L’Inferno scandalizza chi non ha fede, perché sembra in contrasto con l'infinita misericordia di Dio. In realtà esso è la suprema manifestazione dell'infinitudine dell'amore di Dio, che ama talmente l'uomo da lasciarlo assolutamente libero, essendo così disposto a ratificare - pur a malincuore - il rifiuto volontario e cosciente che i malvagi Gli oppongono. Il dogma dell'Inferno rivela quindi il carattere altamente drammatico della libertà umana, ed è al contempo un «appello alla responsabilità» e un «pressante appello alla conversione» (CCC 1036).

 

 

Il Paradiso

 

Il Paradiso è il cuore stesso di Dio, per il quale Egli ci ha creati; è l'amore eterno, la felicità e realizzazione piena della creatura. In Paradiso quella sete di felicità che mai si compie appieno nemmeno nelle cose più belle e più vere, e che spesso viene cercata nelle soddisfazioni sensuali e peccaminose, trova la sua perfetta estinzione. È un rapporto d'amore con Dio e fra di noi rappresentato dalle immagini bibliche del banchetto di nozze, nel quale si beve il vino nuovo e si mangiano cibi succulenti, serviti da Cristo. La gioia del Paradiso può essere già parzialmente sperimentata su questa terra quando si è in intimità con Gesù e in grazia di Dio, nelle azioni e nelle intenzioni (1Gv15,11). La dottrina cattolica e la Bibbia insegnano che in Paradiso c'è una distinzione di gloria, a seconda del grado di santità personale che ciascuno ha realizzato nella propria vita. Altro è lo splendore di san Francesco o di un martire che ha effuso il proprio sangue per amore di Dio, altro quello di chi- come il cosiddetto buon ladrone - è stato salvato per misericordia dopo una vita spesa nel peccato.
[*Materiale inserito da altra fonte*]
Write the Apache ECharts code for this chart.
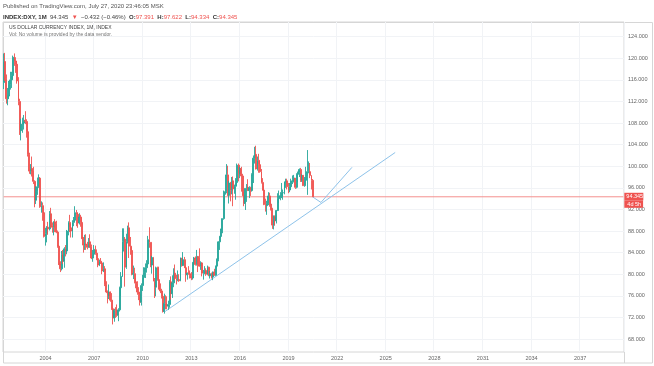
<!DOCTYPE html>
<html><head><meta charset="utf-8">
<script src="https://cdn.jsdelivr.net/npm/echarts@6/dist/echarts.min.js"></script>
<style>html,body{margin:0;padding:0;background:#fff}#c{width:654px;height:366px}</style>
</head><body><div id="c"></div>
<script>
// ---- data ----
const firstMonth = [2001, 6];     // first category (year, month)
const monthCount = 460;           // months shown on the time axis
const tickYears = [2004, 2007, 2010, 2013, 2016, 2019, 2022, 2025, 2028, 2031, 2034, 2037];
const lastPrice = 94.345;

// monthly candles, rows are [open, high, low, close]
const y2001 = [[115.5,120.9,114.3,119.4],[119.4,121.0,115.8,116.3],[116.3,117.0,111.6,112.5],[112.5,114.5,111.3,113.0],[113.0,115.8,112.5,115.2],[115.2,117.5,114.2,116.0],[116.0,117.5,114.5,116.8]];
const y2002 = [[116.8,120.5,116.2,120.2],[120.2,120.9,118.6,119.5],[119.5,120.2,117.3,118.9],[118.9,119.5,115.3,115.8],[115.8,116.5,111.3,112.0],[112.0,112.5,105.8,106.6],[106.6,108.8,104.8,107.8],[107.8,109.0,106.2,108.0],[108.0,109.5,106.8,108.5],[108.5,110.2,107.8,108.3],[108.3,108.7,105.3,106.4],[106.4,106.9,101.8,102.2]];
const y2003 = [[102.2,102.5,98.6,99.1],[99.1,100.4,98.5,99.6],[99.6,101.8,98.1,99.2],[99.2,99.9,96.7,97.2],[97.2,97.4,92.4,93.7],[93.7,96.3,93.0,95.3],[95.3,97.9,94.7,96.2],[96.2,98.5,96.0,97.8],[97.8,98.0,92.3,92.5],[92.5,93.5,91.4,92.7],[92.7,93.3,89.9,91.4],[91.4,91.5,86.8,87.0]];
const y2004 = [[87.0,88.6,85.3,87.5],[87.5,88.9,85.9,88.7],[88.7,89.7,87.3,88.4],[88.4,91.7,88.1,91.2],[91.2,92.3,88.6,89.0],[89.0,89.6,87.7,88.7],[88.7,89.8,87.2,89.7],[89.7,90.2,87.8,89.4],[89.4,89.9,87.6,87.8],[87.8,88.1,84.9,85.2],[85.2,85.4,81.7,81.9],[81.9,82.4,80.4,81.0]];
const y2005 = [[81.0,84.3,80.7,83.6],[83.6,84.5,81.9,82.4],[82.4,85.0,81.2,84.7],[84.7,85.4,83.3,84.3],[84.3,88.2,83.7,88.0],[88.0,89.8,87.2,89.6],[89.6,91.0,87.8,88.6],[88.6,89.3,86.8,88.0],[88.0,90.0,86.8,89.6],[89.6,90.6,88.9,90.0],[90.0,92.6,89.9,91.4],[91.4,91.9,88.9,91.1]];
const y2006 = [[91.1,91.4,88.6,89.5],[89.5,91.3,89.2,90.6],[90.6,91.0,88.8,89.6],[89.6,90.4,86.5,86.7],[86.7,86.9,84.0,85.4],[85.4,87.3,84.5,85.6],[85.6,87.4,84.5,85.4],[85.4,86.0,84.6,85.0],[85.0,86.7,84.9,86.0],[86.0,87.4,84.9,85.1],[85.1,85.5,82.8,83.0],[83.0,84.5,82.3,83.7]];
const y2007 = [[83.7,85.4,83.4,84.6],[84.6,85.3,83.6,83.9],[83.9,84.6,82.6,82.9],[82.9,83.0,81.3,81.7],[81.7,82.7,81.5,82.4],[82.4,83.0,81.9,82.1],[82.1,82.3,80.0,80.6],[80.6,82.2,80.4,81.0],[81.0,81.5,77.8,78.1],[78.1,78.7,76.5,76.7],[76.7,77.0,74.6,76.0],[76.0,78.1,75.4,76.7]];
const y2008 = [[76.7,76.8,74.9,75.2],[75.2,76.5,73.4,73.6],[73.6,73.9,70.7,71.9],[71.9,73.6,71.2,73.3],[73.3,73.9,71.9,73.1],[73.1,74.4,72.1,72.4],[72.4,73.7,71.3,73.4],[73.4,77.7,73.1,77.5],[77.5,80.4,76.0,79.6],[79.6,88.5,79.5,86.0],[86.0,88.5,84.2,86.5],[86.5,86.9,77.7,81.3]];
const y2009 = [[81.3,87.5,81.0,86.0],[86.0,89.0,85.7,88.6],[88.6,89.6,83.0,85.2],[85.2,86.9,83.6,84.4],[84.4,85.0,79.8,80.0],[80.0,81.6,79.1,80.1],[80.1,81.2,78.3,78.6],[78.6,79.3,77.4,78.3],[78.3,78.7,76.2,76.7],[76.7,77.6,75.2,76.3],[76.3,76.4,74.2,74.8],[74.8,78.3,74.2,77.9]];
const y2010 = [[77.9,79.9,76.9,79.4],[79.4,81.3,79.0,80.3],[80.3,82.0,79.3,81.2],[81.2,82.6,80.3,81.9],[81.9,87.1,81.7,86.4],[86.4,88.7,84.9,85.9],[85.9,85.9,81.3,81.7],[81.7,83.4,80.1,83.1],[83.1,83.2,78.7,78.7],[78.7,79.3,75.6,77.6],[77.6,81.4,75.9,81.2],[81.2,81.4,78.8,79.0]];
const y2011 = [[79.0,81.4,77.2,77.2],[77.2,78.3,76.5,76.9],[76.9,77.3,75.5,75.9],[75.9,76.1,72.9,73.1],[73.1,76.4,72.7,74.6],[74.6,76.1,73.5,74.3],[74.3,75.9,73.5,74.1],[74.1,75.1,73.4,74.4],[74.4,78.9,73.8,78.6],[78.6,79.6,75.3,76.4],[76.4,79.8,75.6,78.4],[78.4,81.1,77.6,80.2]];
const y2012 = [[80.2,81.8,78.9,79.2],[79.2,79.9,78.1,78.9],[78.9,80.7,78.7,79.0],[79.0,80.0,78.6,78.8],[78.8,83.1,78.7,83.0],[83.0,83.0,81.4,81.6],[81.6,84.1,81.6,82.7],[82.7,83.2,81.3,81.2],[81.2,81.5,78.6,79.9],[79.9,80.3,79.0,80.2],[80.2,81.5,79.9,80.1],[80.1,80.7,79.2,79.8]];
const y2013 = [[79.8,80.4,78.9,79.3],[79.3,82.2,79.0,82.2],[82.2,83.2,81.6,83.0],[83.0,83.3,81.6,81.8],[81.8,84.5,81.6,83.3],[83.3,83.3,80.4,83.1],[83.1,84.8,81.4,81.5],[81.5,82.4,80.8,82.1],[82.1,82.2,79.6,80.2],[80.2,80.8,79.0,80.2],[80.2,81.5,80.0,80.7],[80.7,81.1,79.7,80.0]];
const y2014 = [[80.0,81.6,79.8,81.3],[81.3,81.4,79.7,79.7],[79.7,80.6,79.2,80.1],[80.1,80.3,79.2,79.5],[79.5,80.5,78.9,80.4],[80.4,81.0,79.7,79.8],[79.8,81.6,79.7,81.5],[81.5,82.9,81.2,82.8],[82.8,86.1,82.4,86.0],[86.0,87.1,84.5,87.0],[87.0,88.4,86.7,88.4],[88.4,90.3,87.6,90.3]];
const y2015 = [[90.3,95.5,90.1,94.8],[94.8,95.3,93.2,95.3],[95.3,100.4,95.0,98.4],[98.4,100.1,94.5,94.6],[94.6,97.3,93.1,96.9],[96.9,97.1,93.5,95.5],[95.5,98.0,94.8,97.3],[97.3,98.1,92.6,95.8],[95.8,96.6,94.9,96.3],[96.3,97.8,93.8,97.0],[97.0,100.5,96.6,100.2],[100.2,100.5,97.2,98.6]];
const y2016 = [[98.6,99.9,97.8,99.6],[99.6,99.9,95.3,98.2],[98.2,98.6,94.5,94.6],[94.6,95.2,92.6,93.1],[93.1,95.9,91.9,95.9],[95.9,96.7,93.4,96.1],[96.1,97.6,95.4,95.5],[95.5,96.3,94.1,96.0],[96.0,96.2,94.5,95.5],[95.5,98.7,95.3,98.4],[98.4,102.0,96.9,101.5],[101.5,103.6,100.5,102.2]];
const y2017 = [[102.2,103.8,99.4,99.5],[99.5,101.8,99.2,101.1],[101.1,102.3,98.8,100.3],[100.3,101.0,98.8,99.0],[99.0,99.5,96.8,97.0],[97.0,97.8,95.5,95.6],[95.6,96.3,92.8,92.9],[92.9,94.0,91.6,92.7],[92.7,93.6,91.0,93.1],[93.1,95.2,92.8,94.5],[94.5,95.1,92.5,93.0],[93.0,94.2,91.8,92.1]];
const y2018 = [[92.1,92.3,88.4,89.1],[89.1,90.9,88.3,90.6],[90.6,90.9,89.0,89.9],[89.9,91.9,89.4,91.8],[91.8,95.0,91.7,94.0],[94.0,95.5,93.2,94.5],[94.5,95.2,93.7,94.5],[94.5,96.9,94.1,95.1],[95.1,95.7,93.8,95.1],[95.1,97.2,94.8,97.1],[97.1,97.7,96.0,97.3],[97.3,97.7,95.7,96.2]];
const y2019 = [[96.2,96.9,95.0,95.6],[95.6,96.9,95.2,96.2],[96.2,97.7,95.8,97.3],[97.3,98.3,96.7,97.5],[97.5,98.4,97.0,97.8],[97.8,97.8,95.8,96.1],[96.1,98.7,95.9,98.5],[98.5,99.0,97.1,98.9],[98.9,99.6,98.0,99.4],[99.4,99.7,97.1,97.4],[97.4,98.5,97.1,98.3],[98.3,98.4,96.4,96.4]];
const y2020 = [[96.4,98.0,96.2,97.4],[97.4,99.9,97.3,98.1],[98.1,103.0,94.7,99.0],[99.0,100.9,98.7,99.0],[99.0,100.6,97.8,98.3],[98.3,98.3,95.7,97.4],[97.391,97.622,94.334,94.345]];

// drawn trend lines: [month, price]
const trendLong = [['2011-05', 73.0], ['2025-08', 102.55]];
const trendShort = [['2020-07', 94.3], ['2021-01', 93.3], ['2022-12', 99.8]];

// ---- build ----
const categories = [];
for (let i = 0; i < monthCount; i++) {
  const t = (firstMonth[0] * 12 + firstMonth[1] - 1) + i;
  const yy = Math.floor(t / 12), mm = t % 12 + 1;
  categories.push(yy + '-' + String(mm).padStart(2, '0'));
}
const rows = [].concat(y2001, y2002, y2003, y2004, y2005, y2006, y2007, y2008, y2009, y2010,
  y2011, y2012, y2013, y2014, y2015, y2016, y2017, y2018, y2019, y2020);
const candleData = rows.map(r => [r[0], r[3], r[2], r[1]]);
const priceLine = [[categories[0], lastPrice], [categories[categories.length - 1], lastPrice]];

const isTick = (idx, val) => {
  const v = categories[idx] || val;
  return v.slice(5) === '01' && tickYears.indexOf(+v.slice(0, 4)) >= 0;
};

const FONT = 'Liberation Sans, Arial, sans-serif';
const UP = '#26a69a', DOWN = '#ef5350';

const chart = echarts.init(document.getElementById('c'), null, {renderer: 'canvas'});
chart.setOption({
  animation: false,
  backgroundColor: '#fff',
  grid: [
    {left: 3, right: 30, top: 15.1, bottom: 5.4, show: false},
    {left: 3, right: 30, top: 22, bottom: 14, show: true, borderColor: '#d6d6d6', borderWidth: 1, backgroundColor: 'transparent'}
  ],
  xAxis: [
    {type: 'category', gridIndex: 0, data: categories, boundaryGap: true, show: false},
    {type: 'category', gridIndex: 1, data: categories, boundaryGap: true,
      axisLine: {show: false}, axisTick: {show: false},
      axisLabel: {interval: isTick, formatter: v => v.slice(0, 4), color: '#666', fontSize: 5.5, fontFamily: FONT, margin: 3},
      splitLine: {show: true, interval: isTick, lineStyle: {color: '#f1f3f6', width: 1}}
    }
  ],
  yAxis: [
    {type: 'value', gridIndex: 0, position: 'right', min: 64, max: 128, interval: 4,
      axisLine: {show: false}, axisTick: {show: false},
      axisLabel: {showMinLabel: false, showMaxLabel: false, color: '#666', fontSize: 5.5, fontFamily: FONT, margin: 4,
        formatter: v => v.toFixed(3)},
      splitLine: {show: true, showMinLine: false, showMaxLine: false, lineStyle: {color: '#f1f3f6', width: 1}}
    },
    {type: 'value', gridIndex: 1, position: 'right', min: 0, max: 1,
      axisLine: {show: false}, axisTick: {show: false}, axisLabel: {show: false}, splitLine: {show: false}}
  ],
  series: [
    {type: 'line', xAxisIndex: 0, yAxisIndex: 0, data: priceLine, symbol: 'none', silent: true,
      lineStyle: {color: '#f4908e', width: 1}, z: 2,
      endLabel: {show: true, distance: 1, padding: [7, 0, 0, 0],
        formatter: '{a|' + lastPrice.toFixed(3) + '}\n{b|4d 5h}',
        rich: {
          a: {backgroundColor: '#ef5350', color: '#fff', fontSize: 5.5, fontFamily: FONT, padding: [1, 2, 0.5, 2], width: 15, align: 'left'},
          b: {backgroundColor: '#ef5350', color: '#fff', fontSize: 5.5, fontFamily: FONT, padding: [1, 2, 0.5, 3], align: 'left'}
        }}},
    {type: 'line', xAxisIndex: 0, yAxisIndex: 0, data: trendLong, symbol: 'none', silent: true,
      lineStyle: {color: '#8ec3ea', width: 1}, z: 3},
    {type: 'line', xAxisIndex: 0, yAxisIndex: 0, data: trendShort, symbol: 'none', silent: true,
      lineStyle: {color: '#8ec3ea', width: 1}, z: 3},
    {type: 'candlestick', xAxisIndex: 0, yAxisIndex: 0, data: candleData, barWidth: 1.4,
      itemStyle: {color: UP, color0: DOWN, borderColor: UP, borderColor0: DOWN, borderWidth: 1, opacity: 0.9},
      z: 4}
  ],
  graphic: [
    {type: 'rect', silent: true, z: 0, shape: {x: 3.5, y: 22.5, width: 649, height: 340.5},
      style: {fill: 'none', stroke: '#d6d6d6', lineWidth: 1}},
    {type: 'line', silent: true, z: 0, shape: {x1: 624.5, y1: 352, x2: 624.5, y2: 363},
      style: {stroke: '#d6d6d6', lineWidth: 1}},
    {type: 'text', silent: true, z: 10, x: 3, y: 3,
      style: {text: 'Published on TradingView.com, July 27, 2020 23:46:05 MSK', fill: '#555', font: '6px ' + FONT}},
    {type: 'text', silent: true, z: 10, x: 3, y: 11.5,
      style: {text: '{k|INDEX:DXY, 1M} {n|94.345} {r|\u25BC} {n|\u22120.432 (\u22120.46%)} {k|O:}{r|97.391} {k|H:}{r|97.622} {k|L:}{r|94.334} {k|C:}{r|94.345}',
        rich: {
          k: {fill: '#333', fontWeight: 'bold', fontSize: 6, fontFamily: FONT},
          n: {fill: '#444', fontSize: 6, fontFamily: FONT},
          r: {fill: '#ef5350', fontSize: 6, fontFamily: FONT}
        }}},
    {type: 'text', silent: true, z: 10, x: 9, y: 25.5,
      style: {text: 'US DOLLAR CURRENCY INDEX, 1M, INDEX', fill: '#444', font: '5px ' + FONT}},
    {type: 'text', silent: true, z: 10, x: 9, y: 32,
      style: {text: 'Vol: No volume is provided by the data vendor.', fill: '#777', font: '5px ' + FONT}}
  ]
});
</script></body></html>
In ogni caso, sebbene ci sia una gerarchia di santità - ribadita dal Concilio di Firenze del 1438-1445 (Denzinger 693) - nessuno è insoddisfatto del proprio posto, perché è il massimo che gli compete, è la volontà di Dio, cui il beato si adegua appieno e nella quale trova la propria beatitudine. Si fa in proposito spesso l'esempio di un bicchiere che, piccolo o grande che sia, è pieno, ne potrebbe desiderare di contenere più acqua. Dal Cielo i beati non cessano di amare e quindi pregare ed intercedere per coloro che hanno amato su questa terra.

 

 

Il Purgatorio

 

La terza realtà escatologica è il Purgatorio. La sua esistenza è confermata dalla Bibbia (2Mac 12, 43 e 1 Cor 3, 12-15) già fin dal Libro dei Maccabei (che i protestanti escludono dal canone biblico, rifiutando così l'esistenza del Purgatorio). È una dimensione temporanea delle anime che durerà solo fino al Giudizio Universale, prima cioè della resurrezione della carne. In esso le persone che sono morte senza peccati mortali, ma che hanno mantenuto una sorta di affetto liberamente accolto per il peccato veniale, si purificano da

questa imperfezione. Se la beatitudine paradisiaca è la totale conformazione della propria volontà a quella divina, il Purgatorio è un tempo nel quale, pur essendo già salvi, non si può contemplare Dio perché ancora non lo si desidera ed ama con tutto se stessi, perciò è necessario abbandonare ogni volontà che non sia indirizzata a Lui. Taluni parlano del Purgatorio come di un inferno temporaneo, ma è un errore. Se all'Inferno c'è la disperazione ed il tormento (il fuoco) per la lontananza eterna dalla felicità divina, in Purgatorio invece c'è sì la sofferenza motivata dalla mancata partecipazione alla visione beatifica, ma anche la gioia per la certezza di vederLo e di essere nella Sua volontà purificatrice. Il fuoco qui è un fuoco d'amore, simile alle gioiose sofferenze di chi sa che si congiungerà all'amato, ma deve aspettare il momento dell'incontro. Il Concilio ecumenico di Firenze (1438-1445) definisce come verità di fede non solo l'esistenza del Purgatorio, ma anche la possibilità che le anime purganti possano essere liberate anzitempo grazie ai suffragi dei fedeli viventi (la Santa Messa, preghiere, indulgenze, elemosine ed altro, secondo le istituzioni della Chiesa) (Denzinger 693). Anche questa possibilità ha un fondamento biblico: il sacrificio espiatorio che Giuda Maccabeo offrì per l'assoluzione dei morti che avevano peccato di idolatria (2Mac 12,46) e la comunione mistica in Cristo, sia nel bene che nel male, di tutti gli uomini (Col 1,18). Lo stesso San Giovanni Crisostomo ribadisce e conferma la pia pratica (Omelia sulla prima lettera ai Corinzi, 41,5). Il Concilio di Trento (1545-1563) ordina poi che questa sacra dottrina sia diligentemente trasmessa ai fedeli (Denzinger 983; 940; 950).